When his daughter, Jemma, was born in 2000, Angela issued an ultimatum – they could not be together while he was using. It was the trigger he needed.

“Being around Jemma was a bigger buzz than snorting coke,” he says. “I thought if I can’t change this now I’ll never get the opportunity to do it, so I seized a moment and that’s something I’m extremely proud of.

“Drugs get boring after a while. Humans are basically built the same, we all get bored of various things and I just sort of thought, ‘how many sleepless nights do I want, this is dull. Let’s go and scare myself with a bit of reality’”.

Jason’s stint in the I’m a Celebrity Get Me Out of Here jungle last year, where his sunny outlook and laid-back Aussie humour won him a new generation of fans, was, he explains, a “strategic” move to propel him back into the limelight.

“It wasn’t happening musically and me sitting in Birmingham at the Birmingham Rep doing theatre doesn’t reach many people,” he says. “I hoped to capture that pop cycle once again, like where people pulled out their Take That records.

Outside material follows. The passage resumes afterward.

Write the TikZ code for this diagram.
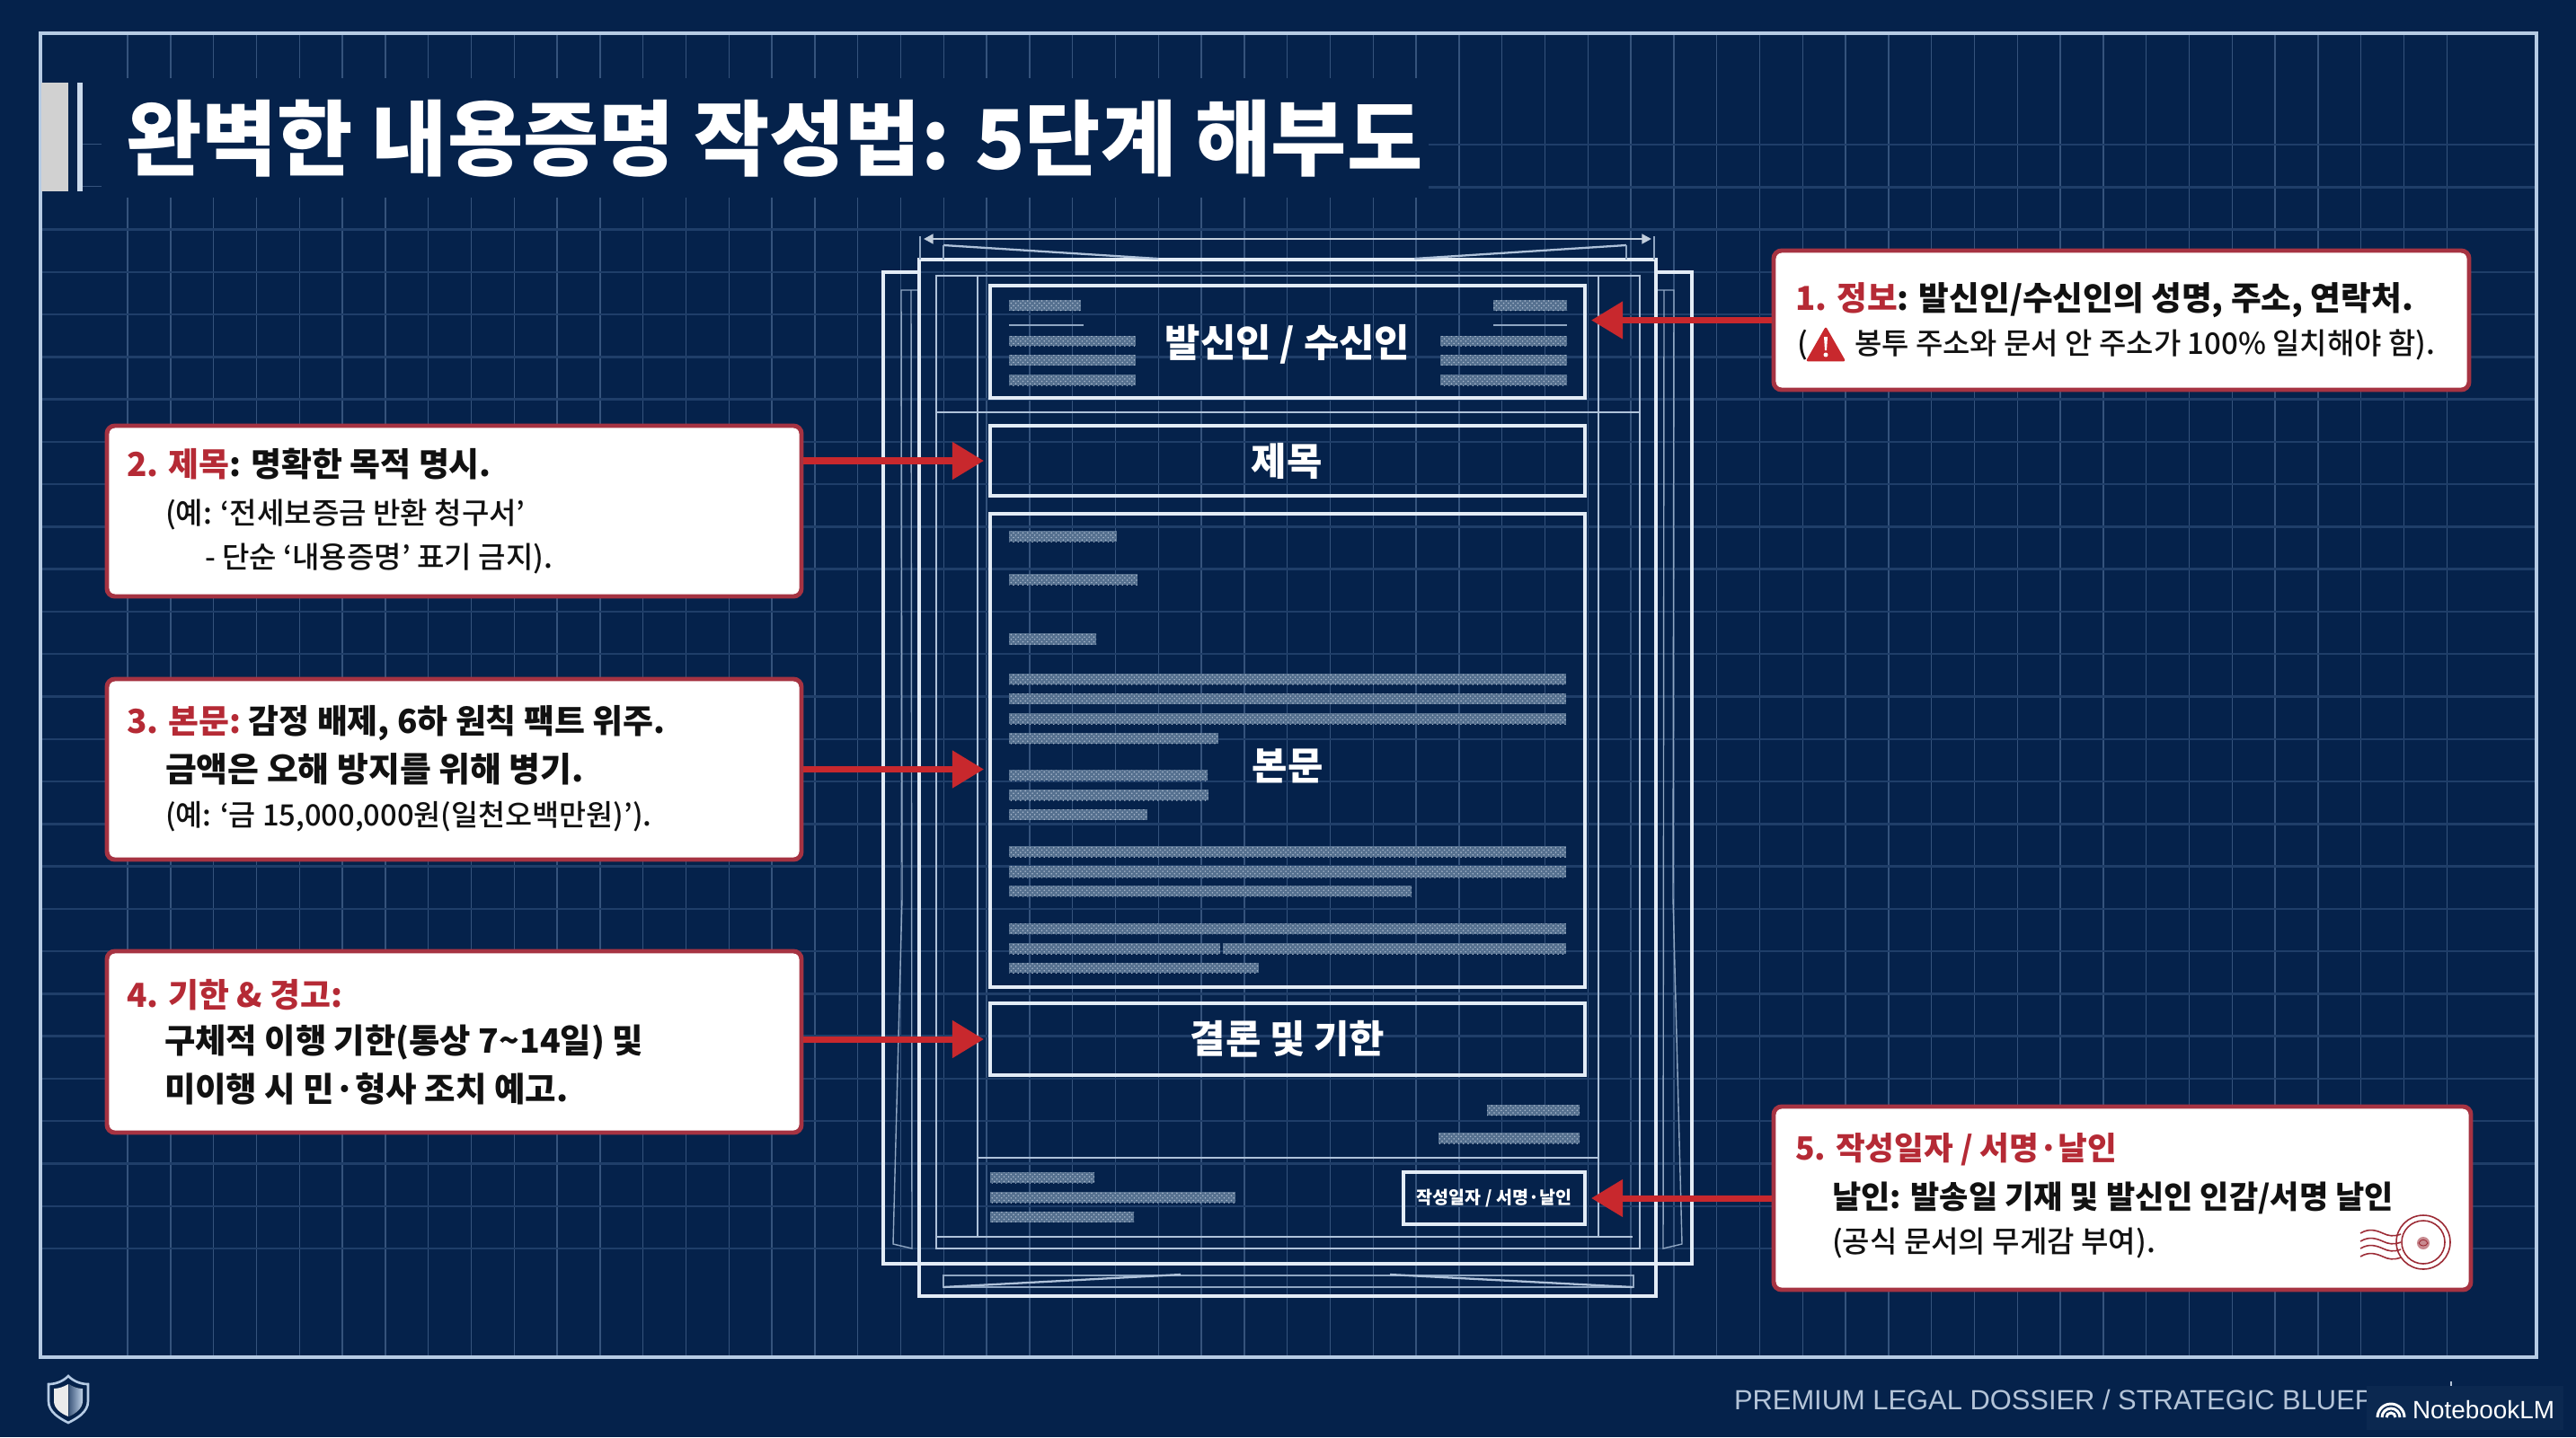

It was an opportunity to reach a prime-time audience and get back into people’s minds, and to a certain degree it’s really worked, and it’s been a bloody good year. The book’s been pretty good.”

When Jason announced his autobiography, it sparked feverish speculation of a steamy exposé of his time with Kylie – who later dumped him for INXS rocker Michael Hutchence.

It isn’t, of course – but he isn’t coy about his relationship with her, saying being dumped “was tough at the time” but the relationship had run its course.